De nombreux jeunes journalistes pour lesquels Télé Pointe-Noire aura été ce laboratoire qui les a façonné et surtout outillé, avant de continuer à exceller à la chaîne nationale à Brazzaville, ont témoigné en Émile Awoué, « un père qui a su donner à chacun sa chance de réussir en mettant toujours en avant le travail bien fait. »

Dans la sphère politique, d’abord à l’UJSC qu’il a toujours considéré comme le socle de sa formation politique, puis au PCT, Émile Awoué Ibata s’est imposé avec force et conviction, engageant sa personne dans les combats pour lesquels il était persuadé de la justesse.

Des pages de son histoire écrites en lettres d’honneur et qu’il aura assumées en dépit des circonstances.

Sa vie durant, Émile Awoué aura été à sa façon, ce soleil qui a illuminé autour de lui, sans irradier, mais en apportant aux uns et aux autres ces rayons vivifiants, comme ce feu partagé que chacun peut exploiter à sa guise.

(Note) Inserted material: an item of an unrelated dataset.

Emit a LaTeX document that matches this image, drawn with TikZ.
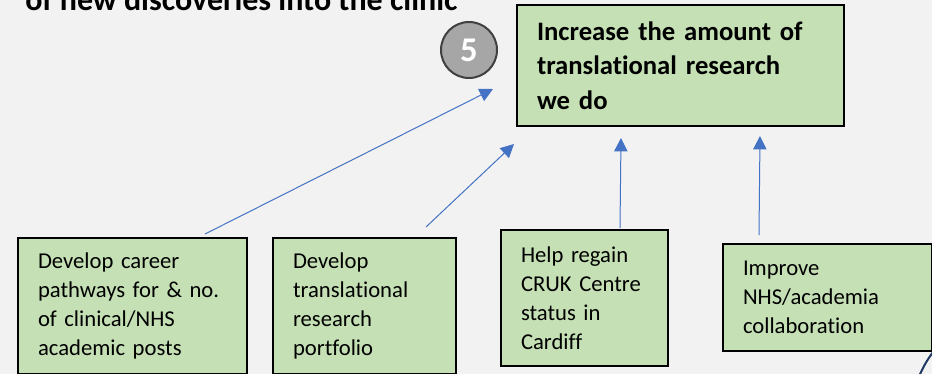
\documentclass[tikz,border=0pt]{standalone}
\usepackage{fontspec}
\setmainfont{Carlito}[Ligatures={NoCommon}]
\usetikzlibrary{arrows.meta}

\definecolor{bgGrey}{HTML}{F2F2F2}
\definecolor{boxGreen}{HTML}{C5E0B4}
\definecolor{arrowBlue}{HTML}{4472C4}
\definecolor{circGrey}{HTML}{A6A6A6}
\definecolor{circEdge}{HTML}{404040}
\definecolor{navyLine}{HTML}{203864}

\begin{document}
\begin{tikzpicture}[x=0.75pt,y=-0.75pt,
    goalbox/.style={draw=black, line width=1.5pt, fill=boxGreen, align=left,
        inner xsep=15pt, inner ysep=0pt, font=\fontsize{17}{21.75}\selectfont},
    link/.style={draw=arrowBlue, line width=0.75pt, -{Triangle[length=10pt,width=10pt]}}]
    % slide background, cut to the visible part
    \fill[bgGrey] (0,0) rectangle (932,374);
    \useasboundingbox (0,0) rectangle (932,374);
    \clip (0,0) rectangle (932,374);

    % heading (top half cut off)
    \node[anchor=base west, inner sep=0pt, font=\fontsize{24}{28}\selectfont\bfseries] (title) at (25,11) {of new discoveries into the clinic};

    % aim and its number
    \node[goalbox, text width=215.25pt, minimum width=245.25pt, minimum height=90.75pt,
        font=\fontsize{20}{26}\selectfont\bfseries] (aim) at (680.5,65.5) {Increase the amount of\\translational research\\we do};
    \node[circle, draw=circEdge, line width=1.5pt, fill=circGrey, minimum size=42pt, inner sep=0pt,
        text=white, font=\fontsize{26}{26}\selectfont\bfseries] (num) at (469,50) {5};

    % actions
    \node[goalbox, text width=141.75pt, minimum width=171.75pt, minimum height=102pt] (career) at (132.5,306) {Develop career\\pathways for \& no.\\of clinical/NHS\\academic posts};
    \node[goalbox, text width=107.25pt, minimum width=137.25pt, minimum height=102pt] (portfolio) at (364.5,306) {Develop\\translational\\research\\portfolio};
    \node[goalbox, text width=95.25pt, minimum width=125.25pt, minimum height=102pt] (cruk) at (584.5,298) {Help regain\\CRUK Centre\\status in\\Cardiff};
    \node[goalbox, text width=126.75pt, minimum width=156.75pt, minimum height=80.25pt] (collab) at (827.5,297.5) {Improve\\NHS/academia\\collaboration};

    % arrow ends
    \coordinate (numIn) at (493,89);
    \coordinate (aimInA) at (514,144);
    \coordinate (aimInB) at (621,138);
    \coordinate (aimInC) at (760,136);

    % arrows
    \draw[link] ([shift={(188,-3)}]career.north west) -- (numIn);
    \draw[link] ([shift={(154,-10)}]portfolio.north west) -- (aimInA);
    \draw[link] ([shift={(120,-1)}]cruk.north west) -- (aimInB);
    \draw[link] ([shift={(37,-8)}]collab.north west) -- (aimInC);

    % edge of a shape beyond the slide
    \draw[navyLine, line width=1.5pt] (collab.south east) .. controls (926,362) .. (919,376);
\end{tikzpicture}
\end{document}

Les morts ne sont pas morts, a dit le poète. Cela est peut-être bien vrai car en chacun de ceux qui ont connu Émile Awoué ou l’ont côtoyé, quelques braises de ce feu partagé restent ardentes et témoignent du souvenir intarissable vis-à-vis de lui.

Dire qu’Émile Awoué demeure vivant en chacun d’eux à travers ces instants de vie comme pour affirmer avec cet autre poète, « la mort n’est rien, je suis simplement dans la pièce d’à côté. »

Non, « il n’y a pas de morts, il y a des vivants sur les deux rives ».